Aim of the task |
Copy the data exactly as it appears, and do not include any pictures.

### Data ###

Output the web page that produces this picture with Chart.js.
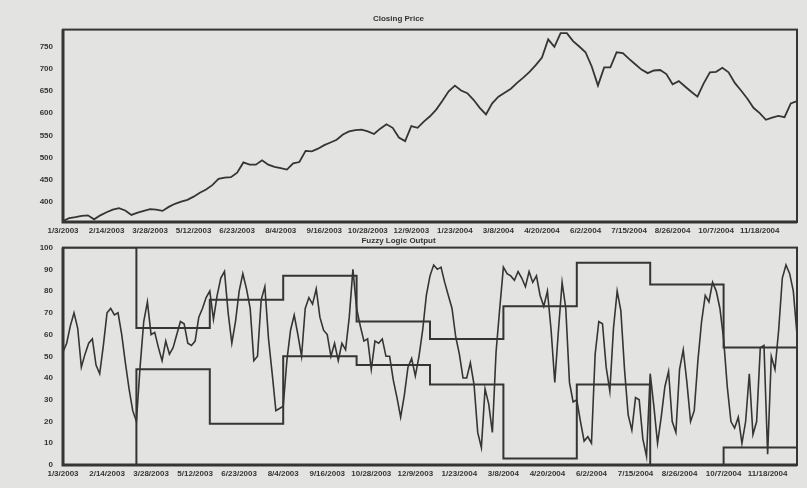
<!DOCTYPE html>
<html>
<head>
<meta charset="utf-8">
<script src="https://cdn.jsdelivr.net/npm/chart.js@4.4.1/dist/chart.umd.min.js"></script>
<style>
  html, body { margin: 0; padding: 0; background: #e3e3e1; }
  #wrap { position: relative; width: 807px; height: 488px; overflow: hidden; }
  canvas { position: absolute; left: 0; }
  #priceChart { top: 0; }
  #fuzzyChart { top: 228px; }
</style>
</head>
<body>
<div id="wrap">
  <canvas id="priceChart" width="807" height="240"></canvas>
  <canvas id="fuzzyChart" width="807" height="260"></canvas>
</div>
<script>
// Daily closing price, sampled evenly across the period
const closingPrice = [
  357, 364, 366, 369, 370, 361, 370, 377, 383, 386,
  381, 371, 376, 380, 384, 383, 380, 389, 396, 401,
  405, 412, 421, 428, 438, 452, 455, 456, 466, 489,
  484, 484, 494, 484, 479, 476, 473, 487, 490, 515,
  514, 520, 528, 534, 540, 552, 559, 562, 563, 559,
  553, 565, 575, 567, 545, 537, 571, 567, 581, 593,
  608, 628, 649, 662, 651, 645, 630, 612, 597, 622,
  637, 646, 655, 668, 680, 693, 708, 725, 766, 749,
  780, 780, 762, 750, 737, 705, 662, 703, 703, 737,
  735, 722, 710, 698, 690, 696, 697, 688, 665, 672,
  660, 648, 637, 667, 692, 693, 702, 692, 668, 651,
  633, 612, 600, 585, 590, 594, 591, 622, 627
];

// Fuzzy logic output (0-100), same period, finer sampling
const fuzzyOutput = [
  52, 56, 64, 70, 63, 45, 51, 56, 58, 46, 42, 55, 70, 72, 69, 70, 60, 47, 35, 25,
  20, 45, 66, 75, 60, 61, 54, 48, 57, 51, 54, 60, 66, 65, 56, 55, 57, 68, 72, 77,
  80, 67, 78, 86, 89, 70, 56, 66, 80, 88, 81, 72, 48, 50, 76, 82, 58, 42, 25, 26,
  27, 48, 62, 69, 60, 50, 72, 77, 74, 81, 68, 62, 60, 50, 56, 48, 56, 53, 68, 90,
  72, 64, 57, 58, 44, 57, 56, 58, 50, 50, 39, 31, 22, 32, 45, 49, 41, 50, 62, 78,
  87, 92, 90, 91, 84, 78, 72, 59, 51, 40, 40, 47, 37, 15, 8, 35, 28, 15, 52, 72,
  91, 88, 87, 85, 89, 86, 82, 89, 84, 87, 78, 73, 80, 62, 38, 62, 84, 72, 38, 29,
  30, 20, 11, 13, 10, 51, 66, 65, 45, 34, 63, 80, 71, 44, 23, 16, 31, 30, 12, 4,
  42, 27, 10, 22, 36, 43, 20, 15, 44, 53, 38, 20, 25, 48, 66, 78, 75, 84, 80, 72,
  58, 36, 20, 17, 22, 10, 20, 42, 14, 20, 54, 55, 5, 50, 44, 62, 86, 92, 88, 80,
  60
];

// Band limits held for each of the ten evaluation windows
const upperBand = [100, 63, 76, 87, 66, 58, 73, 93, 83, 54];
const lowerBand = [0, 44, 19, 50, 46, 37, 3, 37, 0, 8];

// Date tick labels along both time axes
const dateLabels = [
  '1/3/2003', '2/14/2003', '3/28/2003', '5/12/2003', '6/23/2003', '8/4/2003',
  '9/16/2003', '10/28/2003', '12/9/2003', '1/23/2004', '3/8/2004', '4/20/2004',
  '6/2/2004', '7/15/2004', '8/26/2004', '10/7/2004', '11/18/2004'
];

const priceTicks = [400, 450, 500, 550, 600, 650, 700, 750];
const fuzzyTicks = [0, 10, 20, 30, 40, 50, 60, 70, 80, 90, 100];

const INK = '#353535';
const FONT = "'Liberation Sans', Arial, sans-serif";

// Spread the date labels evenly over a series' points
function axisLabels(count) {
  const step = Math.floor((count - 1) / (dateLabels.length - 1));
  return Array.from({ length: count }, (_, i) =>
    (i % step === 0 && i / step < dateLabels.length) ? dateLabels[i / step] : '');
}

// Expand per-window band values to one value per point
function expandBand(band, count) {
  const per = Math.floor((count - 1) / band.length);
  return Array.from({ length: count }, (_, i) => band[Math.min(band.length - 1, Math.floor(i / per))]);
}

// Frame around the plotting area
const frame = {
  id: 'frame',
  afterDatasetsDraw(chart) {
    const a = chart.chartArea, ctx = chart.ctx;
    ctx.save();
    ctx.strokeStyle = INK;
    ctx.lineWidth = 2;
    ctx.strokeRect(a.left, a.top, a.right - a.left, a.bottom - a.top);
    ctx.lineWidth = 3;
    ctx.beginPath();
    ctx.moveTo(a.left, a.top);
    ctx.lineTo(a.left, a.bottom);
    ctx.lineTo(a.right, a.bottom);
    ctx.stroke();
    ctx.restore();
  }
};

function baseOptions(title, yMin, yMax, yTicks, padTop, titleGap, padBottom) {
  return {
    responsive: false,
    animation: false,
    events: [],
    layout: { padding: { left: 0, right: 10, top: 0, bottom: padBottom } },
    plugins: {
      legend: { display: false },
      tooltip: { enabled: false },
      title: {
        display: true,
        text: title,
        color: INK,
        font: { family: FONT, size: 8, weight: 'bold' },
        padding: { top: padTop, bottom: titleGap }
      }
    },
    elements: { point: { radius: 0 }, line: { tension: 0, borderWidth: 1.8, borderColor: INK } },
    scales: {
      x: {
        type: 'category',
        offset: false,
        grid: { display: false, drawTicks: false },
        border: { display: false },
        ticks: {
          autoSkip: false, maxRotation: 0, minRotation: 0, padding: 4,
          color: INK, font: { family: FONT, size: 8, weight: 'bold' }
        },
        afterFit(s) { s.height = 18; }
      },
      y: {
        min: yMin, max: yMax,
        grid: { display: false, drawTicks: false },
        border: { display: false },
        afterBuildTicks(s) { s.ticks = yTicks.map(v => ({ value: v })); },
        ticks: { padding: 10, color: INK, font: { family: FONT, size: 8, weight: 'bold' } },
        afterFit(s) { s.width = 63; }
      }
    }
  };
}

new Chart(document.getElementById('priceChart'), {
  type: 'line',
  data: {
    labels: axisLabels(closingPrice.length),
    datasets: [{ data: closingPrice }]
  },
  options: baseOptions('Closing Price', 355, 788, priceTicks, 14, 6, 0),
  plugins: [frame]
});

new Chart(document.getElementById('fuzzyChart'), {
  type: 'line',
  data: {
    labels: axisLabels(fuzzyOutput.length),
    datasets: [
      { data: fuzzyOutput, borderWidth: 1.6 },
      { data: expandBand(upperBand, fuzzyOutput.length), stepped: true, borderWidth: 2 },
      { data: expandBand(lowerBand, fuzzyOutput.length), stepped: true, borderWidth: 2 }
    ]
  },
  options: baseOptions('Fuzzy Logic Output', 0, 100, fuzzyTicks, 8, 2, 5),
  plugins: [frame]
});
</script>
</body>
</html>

###

Task output |
Output the web page that produces this picture with Chart.js.
<!DOCTYPE html>
<html>
<head>
<meta charset="utf-8">
<script src="https://cdn.jsdelivr.net/npm/chart.js@4.4.1/dist/chart.umd.min.js"></script>
<style>
  html, body { margin: 0; padding: 0; background: #e3e3e1; }
  #wrap { position: relative; width: 807px; height: 488px; overflow: hidden; }
  canvas { position: absolute; left: 0; }
  #priceChart { top: 0; }
  #fuzzyChart { top: 228px; }
</style>
</head>
<body>
<div id="wrap">
  <canvas id="priceChart" width="807" height="240"></canvas>
  <canvas id="fuzzyChart" width="807" height="260"></canvas>
</div>
<script>
// Daily closing price, sampled evenly across the period
const closingPrice = [
  357, 364, 366, 369, 370, 361, 370, 377, 383, 386,
  381, 371, 376, 380, 384, 383, 380, 389, 396, 401,
  405, 412, 421, 428, 438, 452, 455, 456, 466, 489,
  484, 484, 494, 484, 479, 476, 473, 487, 490, 515,
  514, 520, 528, 534, 540, 552, 559, 562, 563, 559,
  553, 565, 575, 567, 545, 537, 571, 567, 581, 593,
  608, 628, 649, 662, 651, 645, 630, 612, 597, 622,
  637, 646, 655, 668, 680, 693, 708, 725, 766, 749,
  780, 780, 762, 750, 737, 705, 662, 703, 703, 737,
  735, 722, 710, 698, 690, 696, 697, 688, 665, 672,
  660, 648, 637, 667, 692, 693, 702, 692, 668, 651,
  633, 612, 600, 585, 590, 594, 591, 622, 627
];

// Fuzzy logic output (0-100), same period, finer sampling
const fuzzyOutput = [
  52, 56, 64, 70, 63, 45, 51, 56, 58, 46, 42, 55, 70, 72, 69, 70, 60, 47, 35, 25,
  20, 45, 66, 75, 60, 61, 54, 48, 57, 51, 54, 60, 66, 65, 56, 55, 57, 68, 72, 77,
  80, 67, 78, 86, 89, 70, 56, 66, 80, 88, 81, 72, 48, 50, 76, 82, 58, 42, 25, 26,
  27, 48, 62, 69, 60, 50, 72, 77, 74, 81, 68, 62, 60, 50, 56, 48, 56, 53, 68, 90,
  72, 64, 57, 58, 44, 57, 56, 58, 50, 50, 39, 31, 22, 32, 45, 49, 41, 50, 62, 78,
  87, 92, 90, 91, 84, 78, 72, 59, 51, 40, 40, 47, 37, 15, 8, 35, 28, 15, 52, 72,
  91, 88, 87, 85, 89, 86, 82, 89, 84, 87, 78, 73, 80, 62, 38, 62, 84, 72, 38, 29,
  30, 20, 11, 13, 10, 51, 66, 65, 45, 34, 63, 80, 71, 44, 23, 16, 31, 30, 12, 4,
  42, 27, 10, 22, 36, 43, 20, 15, 44, 53, 38, 20, 25, 48, 66, 78, 75, 84, 80, 72,
  58, 36, 20, 17, 22, 10, 20, 42, 14, 20, 54, 55, 5, 50, 44, 62, 86, 92, 88, 80,
  60
];

// Band limits held for each of the ten evaluation windows
const upperBand = [100, 63, 76, 87, 66, 58, 73, 93, 83, 54];
const lowerBand = [0, 44, 19, 50, 46, 37, 3, 37, 0, 8];

// Date tick labels along both time axes
const dateLabels = [
  '1/3/2003', '2/14/2003', '3/28/2003', '5/12/2003', '6/23/2003', '8/4/2003',
  '9/16/2003', '10/28/2003', '12/9/2003', '1/23/2004', '3/8/2004', '4/20/2004',
  '6/2/2004', '7/15/2004', '8/26/2004', '10/7/2004', '11/18/2004'
];

const priceTicks = [400, 450, 500, 550, 600, 650, 700, 750];
const fuzzyTicks = [0, 10, 20, 30, 40, 50, 60, 70, 80, 90, 100];

const INK = '#353535';
const FONT = "'Liberation Sans', Arial, sans-serif";

// Spread the date labels evenly over a series' points
function axisLabels(count) {
  const step = Math.floor((count - 1) / (dateLabels.length - 1));
  return Array.from({ length: count }, (_, i) =>
    (i % step === 0 && i / step < dateLabels.length) ? dateLabels[i / step] : '');
}

// Expand per-window band values to one value per point
function expandBand(band, count) {
  const per = Math.floor((count - 1) / band.length);
  return Array.from({ length: count }, (_, i) => band[Math.min(band.length - 1, Math.floor(i / per))]);
}

// Frame around the plotting area
const frame = {
  id: 'frame',
  afterDatasetsDraw(chart) {
    const a = chart.chartArea, ctx = chart.ctx;
    ctx.save();
    ctx.strokeStyle = INK;
    ctx.lineWidth = 2;
    ctx.strokeRect(a.left, a.top, a.right - a.left, a.bottom - a.top);
    ctx.lineWidth = 3;
    ctx.beginPath();
    ctx.moveTo(a.left, a.top);
    ctx.lineTo(a.left, a.bottom);
    ctx.lineTo(a.right, a.bottom);
    ctx.stroke();
    ctx.restore();
  }
};

function baseOptions(title, yMin, yMax, yTicks, padTop, titleGap, padBottom) {
  return {
    responsive: false,
    animation: false,
    events: [],
    layout: { padding: { left: 0, right: 10, top: 0, bottom: padBottom } },
    plugins: {
      legend: { display: false },
      tooltip: { enabled: false },
      title: {
        display: true,
        text: title,
        color: INK,
        font: { family: FONT, size: 8, weight: 'bold' },
        padding: { top: padTop, bottom: titleGap }
      }
    },
    elements: { point: { radius: 0 }, line: { tension: 0, borderWidth: 1.8, borderColor: INK } },
    scales: {
      x: {
        type: 'category',
        offset: false,
        grid: { display: false, drawTicks: false },
        border: { display: false },
        ticks: {
          autoSkip: false, maxRotation: 0, minRotation: 0, padding: 4,
          color: INK, font: { family: FONT, size: 8, weight: 'bold' }
        },
        afterFit(s) { s.height = 18; }
      },
      y: {
        min: yMin, max: yMax,
        grid: { display: false, drawTicks: false },
        border: { display: false },
        afterBuildTicks(s) { s.ticks = yTicks.map(v => ({ value: v })); },
        ticks: { padding: 10, color: INK, font: { family: FONT, size: 8, weight: 'bold' } },
        afterFit(s) { s.width = 63; }
      }
    }
  };
}

new Chart(document.getElementById('priceChart'), {
  type: 'line',
  data: {
    labels: axisLabels(closingPrice.length),
    datasets: [{ data: closingPrice }]
  },
  options: baseOptions('Closing Price', 355, 788, priceTicks, 14, 6, 0),
  plugins: [frame]
});

new Chart(document.getElementById('fuzzyChart'), {
  type: 'line',
  data: {
    labels: axisLabels(fuzzyOutput.length),
    datasets: [
      { data: fuzzyOutput, borderWidth: 1.6 },
      { data: expandBand(upperBand, fuzzyOutput.length), stepped: true, borderWidth: 2 },
      { data: expandBand(lowerBand, fuzzyOutput.length), stepped: true, borderWidth: 2 }
    ]
  },
  options: baseOptions('Fuzzy Logic Output', 0, 100, fuzzyTicks, 8, 2, 5),
  plugins: [frame]
});
</script>
</body>
</html>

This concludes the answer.